WRITTEN REQUEST
Starting at the top of the listing, extract every line up to and including the one with "8.48, null, null, null, null, null];". Pictures stay out of the copy.

RECORDED INFORMATION
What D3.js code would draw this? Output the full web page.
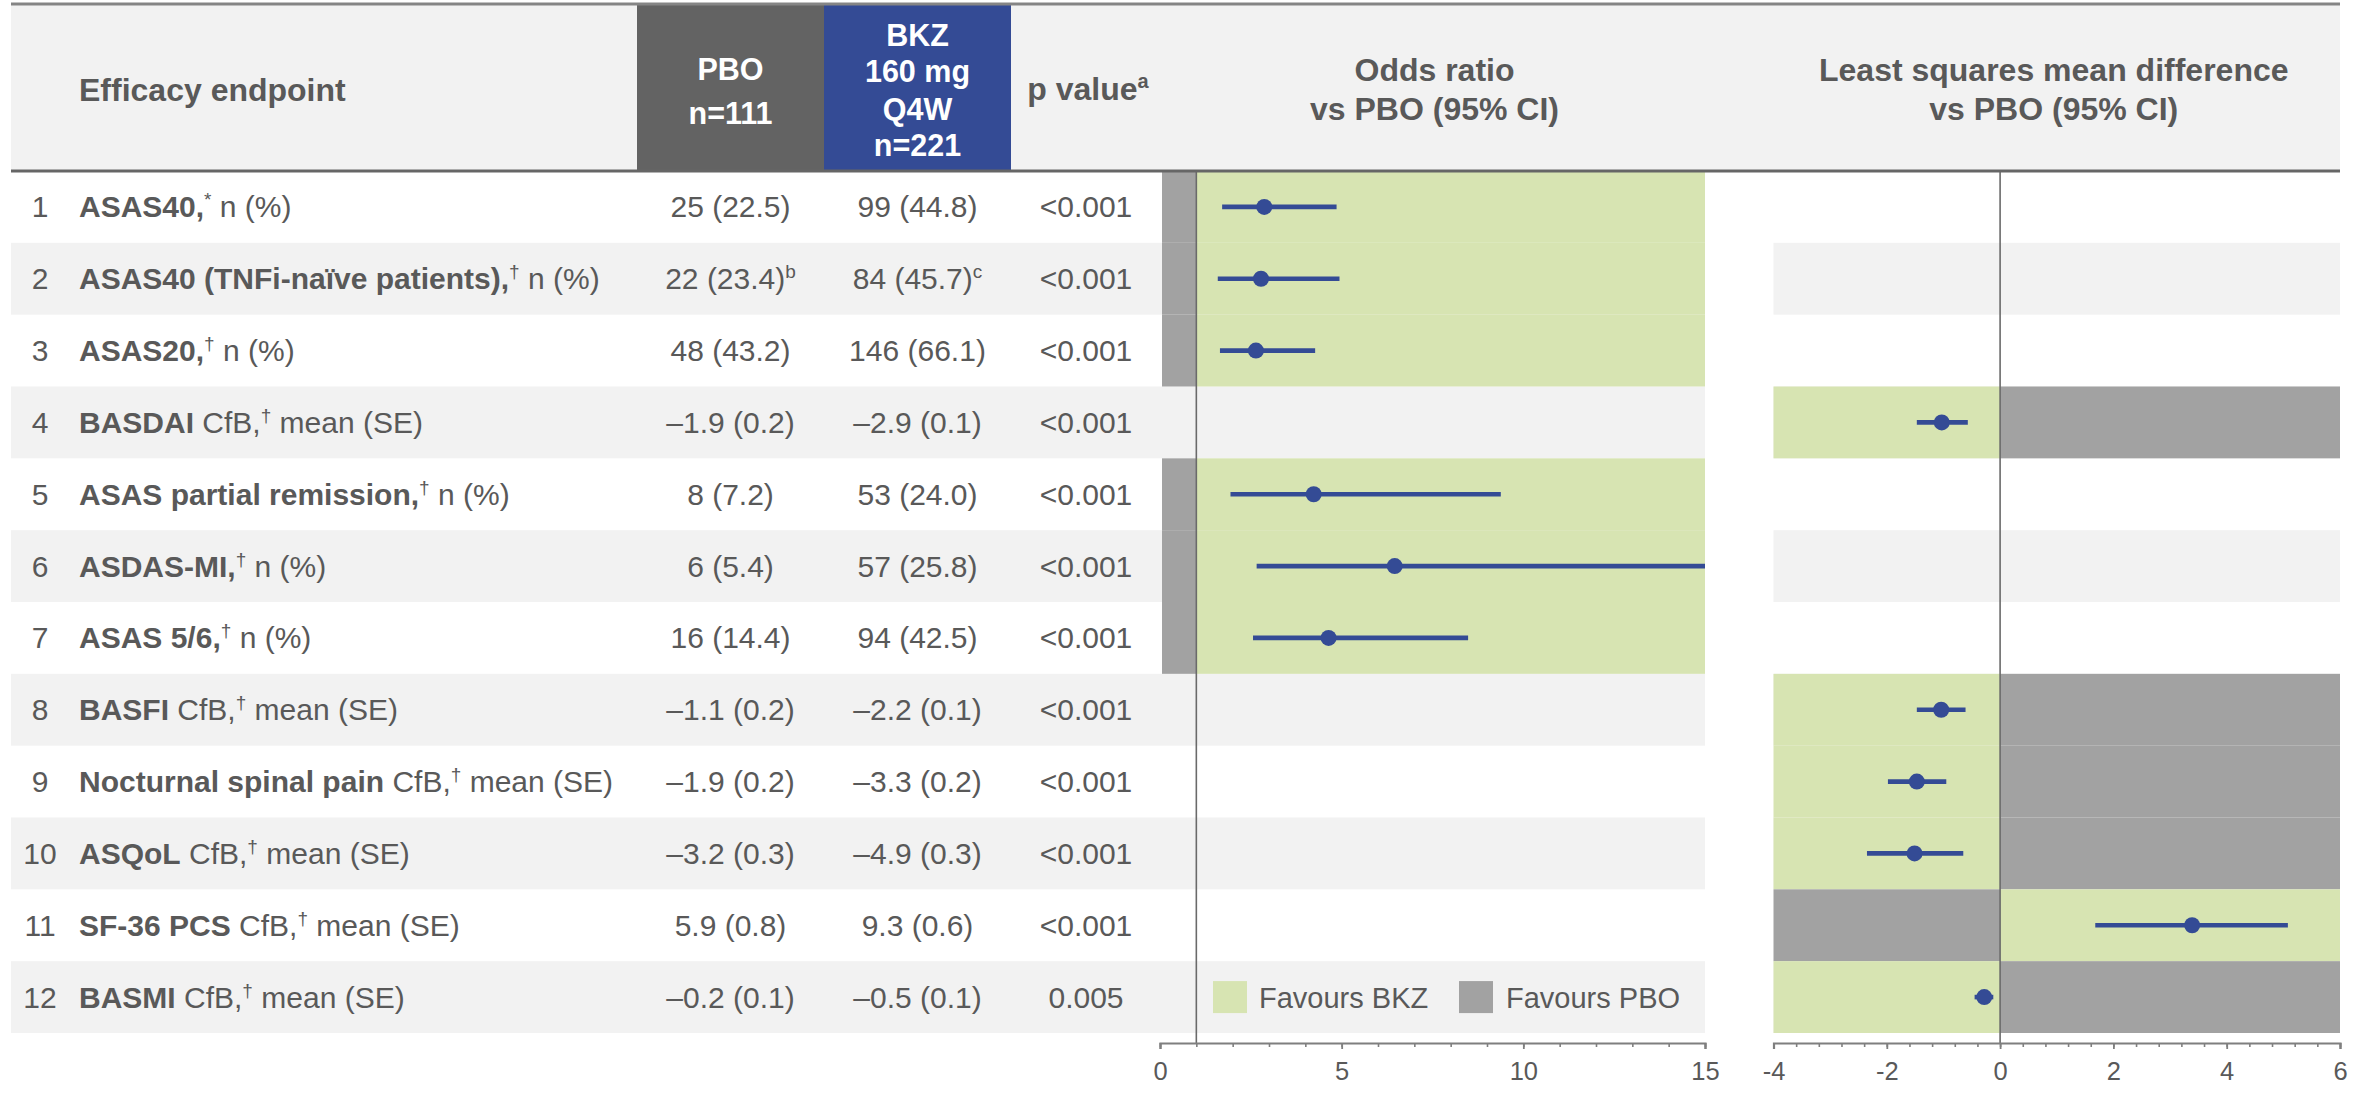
<!DOCTYPE html>
<html>
<head>
<meta charset="utf-8">
<script src="https://cdn.jsdelivr.net/npm/d3@7"></script>
<style>
  html, body { margin: 0; padding: 0; background: #ffffff; }
  svg { display: block; font-family: "Liberation Sans", Arial, Helvetica, sans-serif; }
  text { white-space: pre; }
</style>
</head>
<body>
<svg id="chart" width="2372" height="1097"></svg>
<script>
// ---- Table content -------------------------------------------------------
const endpointNames = [
  "ASAS40", "ASAS40 (TNFi-naïve patients)", "ASAS20", "BASDAI",
  "ASAS partial remission", "ASDAS-MI", "ASAS 5/6", "BASFI",
  "Nocturnal spinal pain", "ASQoL", "SF-36 PCS", "BASMI"
];
// "resp" = responder endpoint, n (%); "cfb" = change from baseline, mean (SE)
const endpointKinds = ["resp", "resp", "resp", "cfb", "resp", "resp", "resp", "cfb", "cfb", "cfb", "cfb", "cfb"];
const endpointMarks = ["*", "†", "†", "†", "†", "†", "†", "†", "†", "†", "†", "†"];

const pboValues = ["25 (22.5)", "22 (23.4)", "48 (43.2)", "–1.9 (0.2)", "8 (7.2)", "6 (5.4)",
                   "16 (14.4)", "–1.1 (0.2)", "–1.9 (0.2)", "–3.2 (0.3)", "5.9 (0.8)", "–0.2 (0.1)"];
const pboNotes  = ["", "b", "", "", "", "", "", "", "", "", "", ""];
const bkzValues = ["99 (44.8)", "84 (45.7)", "146 (66.1)", "–2.9 (0.1)", "53 (24.0)", "57 (25.8)",
                   "94 (42.5)", "–2.2 (0.1)", "–3.3 (0.2)", "–4.9 (0.3)", "9.3 (0.6)", "–0.5 (0.1)"];
const bkzNotes  = ["", "c", "", "", "", "", "", "", "", "", "", ""];
const pValues   = ["<0.001", "<0.001", "<0.001", "<0.001", "<0.001", "<0.001",
                   "<0.001", "<0.001", "<0.001", "<0.001", "<0.001", "0.005"];

// ---- Odds ratio vs PBO (95% CI), responder endpoints -----------------------
const orEst  = [2.87, 2.78, 2.64, null, 4.23, 6.46, 4.64, null, null, null, null, null];
const orLow  = [1.71, 1.59, 1.65, null, 1.94, 2.66, 2.56, null, null, null, null, null];
const orHigh = [4.86, 4.94, 4.27, null, 9.38, 15.8, 8.48, null, null, null, null, null];

// ---- Least squares mean difference vs PBO (95% CI), CfB endpoints -----------
const lsEst  = [null, null, null, -1.03, null, null, null, -1.04, -1.47, -1.51, 3.39, -0.28];
const lsLow  = [null, null, null, -1.47, null, null, null, -1.47, -1.98, -2.35, 1.68, -0.45];
const lsHigh = [null, null, null, -0.57, null, null, null, -0.61, -0.95, -0.65, 5.08, -0.12];
// direction of improvement for each CfB endpoint
const lsBetter = [null, null, null, "lower", null, null, null, "lower", "lower", "lower", "higher", "lower"];

// ---- Axes -------------------------------------------------------------------
const orTicks = [0, 5, 10, 15];
const orMinorTicks = d3.range(0, 16, 1);
const lsTicks = [-4, -2, 0, 2, 4, 6];
const lsMinorTicks = d3.range(0, 26).map(i => -4 + i * 0.4);

const legendItems = ["Favours BKZ", "Favours PBO"];

// ---- Styling ----------------------------------------------------------------
const TEXT = "#595959", BAND = "#f2f2f2", GREEN = "#d7e4b2", GREY = "#a2a2a2",
      BLUE = "#344b95", PBO_FILL = "#636363", AXIS = "#7f7f7f";

const svg = d3.select("#chart");
const rows = d3.range(endpointNames.length);

const y = d3.scaleBand().domain(rows).range([171, 1033]);
const yc = i => y(i) + y.bandwidth() / 2;
const orX = d3.scaleLinear().domain([0, 15]).range([1160, 1705]);
const lsX = d3.scaleLinear().domain([-4, 6]).range([1773.5, 2340]);
const axisY = 1043;

// ---- Header band -----------------------------------------------------------------
svg.append("rect").attr("x", 11).attr("y", 5).attr("width", 2329).attr("height", 166).attr("fill", BAND);
svg.append("rect").attr("x", 637).attr("y", 5).attr("width", 187).attr("height", 166).attr("fill", PBO_FILL);
svg.append("rect").attr("x", 824).attr("y", 5).attr("width", 187).attr("height", 166).attr("fill", BLUE);

// ---- Row bands -----------------------------------------------------------------
const bands = svg.append("g");
rows.filter(i => i % 2 === 1).forEach(i => {
  bands.append("rect").attr("x", 11).attr("y", y(i)).attr("width", orX(15) - 11)
    .attr("height", y.bandwidth()).attr("fill", BAND);
  bands.append("rect").attr("x", lsX(-4)).attr("y", y(i)).attr("width", lsX(6) - lsX(-4))
    .attr("height", y.bandwidth()).attr("fill", BAND);
});

// ---- Favours shading ---------------------------------------------------------------
const shade = svg.append("g");
rows.filter(i => orEst[i] != null).forEach(i => {
  shade.append("rect").attr("x", orX(0) + 2).attr("y", y(i)).attr("width", orX(1) - orX(0) - 2)
    .attr("height", y.bandwidth()).attr("fill", GREY);
  shade.append("rect").attr("x", orX(1)).attr("y", y(i)).attr("width", orX(15) - orX(1))
    .attr("height", y.bandwidth()).attr("fill", GREEN);
});
rows.filter(i => lsEst[i] != null).forEach(i => {
  const lowerGood = lsBetter[i] === "lower";
  shade.append("rect").attr("x", lsX(-4)).attr("y", y(i)).attr("width", lsX(0) - lsX(-4))
    .attr("height", y.bandwidth()).attr("fill", lowerGood ? GREEN : GREY);
  shade.append("rect").attr("x", lsX(0)).attr("y", y(i)).attr("width", lsX(6) - lsX(0))
    .attr("height", y.bandwidth()).attr("fill", lowerGood ? GREY : GREEN);
});

// ---- Reference lines (OR = 1, difference = 0) -----------------------------------------
svg.append("line").attr("x1", orX(1)).attr("x2", orX(1)).attr("y1", 171).attr("y2", axisY)
  .attr("stroke", "#6a6a6a").attr("stroke-width", 1.6);
svg.append("line").attr("x1", lsX(0)).attr("x2", lsX(0)).attr("y1", 171).attr("y2", axisY)
  .attr("stroke", "#6a6a6a").attr("stroke-width", 1.6);

// ---- Header lines ---------------------------------------------------------------
svg.append("line").attr("x1", 11).attr("x2", 2340).attr("y1", 4).attr("y2", 4)
  .attr("stroke", "#858585").attr("stroke-width", 3);
svg.append("line").attr("x1", 11).attr("x2", 2340).attr("y1", 171).attr("y2", 171)
  .attr("stroke", "#666666").attr("stroke-width", 3);

// ---- Header texts -------------------------------------------------------------
const hdr = svg.append("g").attr("font-weight", "bold").attr("font-size", 32).attr("fill", TEXT);
hdr.append("text").attr("x", 79).attr("y", 101).text("Efficacy endpoint");
const pv = hdr.append("text").attr("x", 1088).attr("y", 100).attr("text-anchor", "middle");
pv.append("tspan").text("p value");
pv.append("tspan").attr("font-size", 20).attr("dy", -12).text("a");
[["Odds ratio", "vs PBO (95% CI)", (orX(0) + orX(15)) / 2 + 2],
 ["Least squares mean difference", "vs PBO (95% CI)", (lsX(-4) + lsX(6)) / 2 - 3]].forEach(([a, b, cx]) => {
  hdr.append("text").attr("x", cx).attr("y", 81).attr("text-anchor", "middle").text(a);
  hdr.append("text").attr("x", cx).attr("y", 120).attr("text-anchor", "middle").text(b);
});
const box = svg.append("g").attr("font-weight", "bold").attr("font-size", 30.5).attr("fill", "#ffffff")
  .attr("text-anchor", "middle");
[["PBO", 80], ["n=111", 124]].forEach(([t, yy]) => box.append("text").attr("x", 730.5).attr("y", yy).text(t));
[["BKZ", 46], ["160 mg", 82], ["Q4W", 120], ["n=221", 156]].forEach(([t, yy]) =>
  box.append("text").attr("x", 917.5).attr("y", yy).text(t));

// ---- Table rows ---------------------------------------------------------------
const tbl = svg.append("g").attr("font-size", 30).attr("fill", TEXT);
const SUP = 19, SUPDY = 11;
rows.forEach(i => {
  const base = yc(i) + 10.5;
  tbl.append("text").attr("x", 40).attr("y", base).attr("text-anchor", "middle").text(String(i + 1));

  const t = tbl.append("text").attr("x", 79).attr("y", base);
  if (endpointKinds[i] === "resp") {
    t.append("tspan").attr("font-weight", "bold").text(endpointNames[i] + ",");
  } else {
    t.append("tspan").attr("font-weight", "bold").text(endpointNames[i]);
    t.append("tspan").text(" CfB,");
  }
  t.append("tspan").attr("font-size", SUP).attr("dy", -SUPDY).text(endpointMarks[i]);
  t.append("tspan").attr("dy", SUPDY).text(endpointKinds[i] === "resp" ? " n (%)" : " mean (SE)");

  [[730.5, pboValues[i], pboNotes[i]], [917.5, bkzValues[i], bkzNotes[i]]].forEach(([cx, v, note]) => {
    const c = tbl.append("text").attr("x", cx).attr("y", base).attr("text-anchor", "middle");
    c.append("tspan").text(v);
    if (note) c.append("tspan").attr("font-size", SUP).attr("dy", -SUPDY).text(note);
  });
  tbl.append("text").attr("x", 1086).attr("y", base).attr("text-anchor", "middle").text(pValues[i]);
});

// ---- Forest marks ----------------------------------------------------------------
function forest(scale, est, lo, hi) {
  const g = svg.append("g");
  const [d0, d1] = scale.domain();
  const clampX = v => scale(Math.max(d0, Math.min(d1, v)));
  rows.filter(i => est[i] != null).forEach(i => {
    g.append("line").attr("x1", clampX(lo[i])).attr("x2", clampX(hi[i]))
      .attr("y1", yc(i)).attr("y2", yc(i)).attr("stroke", BLUE).attr("stroke-width", 4.6);
    g.append("circle").attr("cx", scale(est[i])).attr("cy", yc(i)).attr("r", 8).attr("fill", BLUE);
  });
}
forest(orX, orEst, orLow, orHigh);
forest(lsX, lsEst, lsLow, lsHigh);

// ---- Legend (inside the odds-ratio panel, last row) --------------------------------
const lg = svg.append("g").attr("font-size", 29).attr("fill", TEXT);
const legCy = yc(11);
[[1213, GREEN, 1259], [1459, GREY, 1506]].forEach(([x0, col, tx], k) => {
  lg.append("rect").attr("x", x0).attr("y", legCy - 16).attr("width", 34).attr("height", 32).attr("fill", col);
  lg.append("text").attr("x", tx).attr("y", legCy + 10.5).text(legendItems[k]);
});

// ---- Axes ---------------------------------------------------------------------
function drawAxis(scale, major, minor) {
  const g = svg.append("g").attr("transform", `translate(0,${axisY})`).attr("color", AXIS);
  g.append("g").call(d3.axisBottom(scale).tickValues(minor).tickSize(4).tickSizeOuter(0).tickFormat(""))
    .call(s => s.select(".domain").remove())
    .selectAll("line").attr("stroke-width", 1.6);
  const m = g.append("g").call(d3.axisBottom(scale).tickValues(major).tickSize(6).tickSizeOuter(6)
      .tickPadding(13).tickFormat(d => String(d)));
  m.select(".domain").attr("stroke-width", 2.2);
  m.selectAll("line").attr("stroke-width", 1.8);
  m.selectAll("text").attr("fill", TEXT).attr("font-size", 25.5)
    .attr("font-family", "\"Liberation Sans\", Arial, sans-serif");
}
drawAxis(orX, orTicks, orMinorTicks);
drawAxis(lsX, lsTicks, lsMinorTicks);
</script>
</body>
</html>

SOLUTION TO THIS PROBLEM
What D3.js code would draw this? Output the full web page.
<!DOCTYPE html>
<html>
<head>
<meta charset="utf-8">
<script src="https://cdn.jsdelivr.net/npm/d3@7"></script>
<style>
  html, body { margin: 0; padding: 0; background: #ffffff; }
  svg { display: block; font-family: "Liberation Sans", Arial, Helvetica, sans-serif; }
  text { white-space: pre; }
</style>
</head>
<body>
<svg id="chart" width="2372" height="1097"></svg>
<script>
// ---- Table content -------------------------------------------------------
const endpointNames = [
  "ASAS40", "ASAS40 (TNFi-naïve patients)", "ASAS20", "BASDAI",
  "ASAS partial remission", "ASDAS-MI", "ASAS 5/6", "BASFI",
  "Nocturnal spinal pain", "ASQoL", "SF-36 PCS", "BASMI"
];
// "resp" = responder endpoint, n (%); "cfb" = change from baseline, mean (SE)
const endpointKinds = ["resp", "resp", "resp", "cfb", "resp", "resp", "resp", "cfb", "cfb", "cfb", "cfb", "cfb"];
const endpointMarks = ["*", "†", "†", "†", "†", "†", "†", "†", "†", "†", "†", "†"];

const pboValues = ["25 (22.5)", "22 (23.4)", "48 (43.2)", "–1.9 (0.2)", "8 (7.2)", "6 (5.4)",
                   "16 (14.4)", "–1.1 (0.2)", "–1.9 (0.2)", "–3.2 (0.3)", "5.9 (0.8)", "–0.2 (0.1)"];
const pboNotes  = ["", "b", "", "", "", "", "", "", "", "", "", ""];
const bkzValues = ["99 (44.8)", "84 (45.7)", "146 (66.1)", "–2.9 (0.1)", "53 (24.0)", "57 (25.8)",
                   "94 (42.5)", "–2.2 (0.1)", "–3.3 (0.2)", "–4.9 (0.3)", "9.3 (0.6)", "–0.5 (0.1)"];
const bkzNotes  = ["", "c", "", "", "", "", "", "", "", "", "", ""];
const pValues   = ["<0.001", "<0.001", "<0.001", "<0.001", "<0.001", "<0.001",
                   "<0.001", "<0.001", "<0.001", "<0.001", "<0.001", "0.005"];

// ---- Odds ratio vs PBO (95% CI), responder endpoints -----------------------
const orEst  = [2.87, 2.78, 2.64, null, 4.23, 6.46, 4.64, null, null, null, null, null];
const orLow  = [1.71, 1.59, 1.65, null, 1.94, 2.66, 2.56, null, null, null, null, null];
const orHigh = [4.86, 4.94, 4.27, null, 9.38, 15.8, 8.48, null, null, null, null, null];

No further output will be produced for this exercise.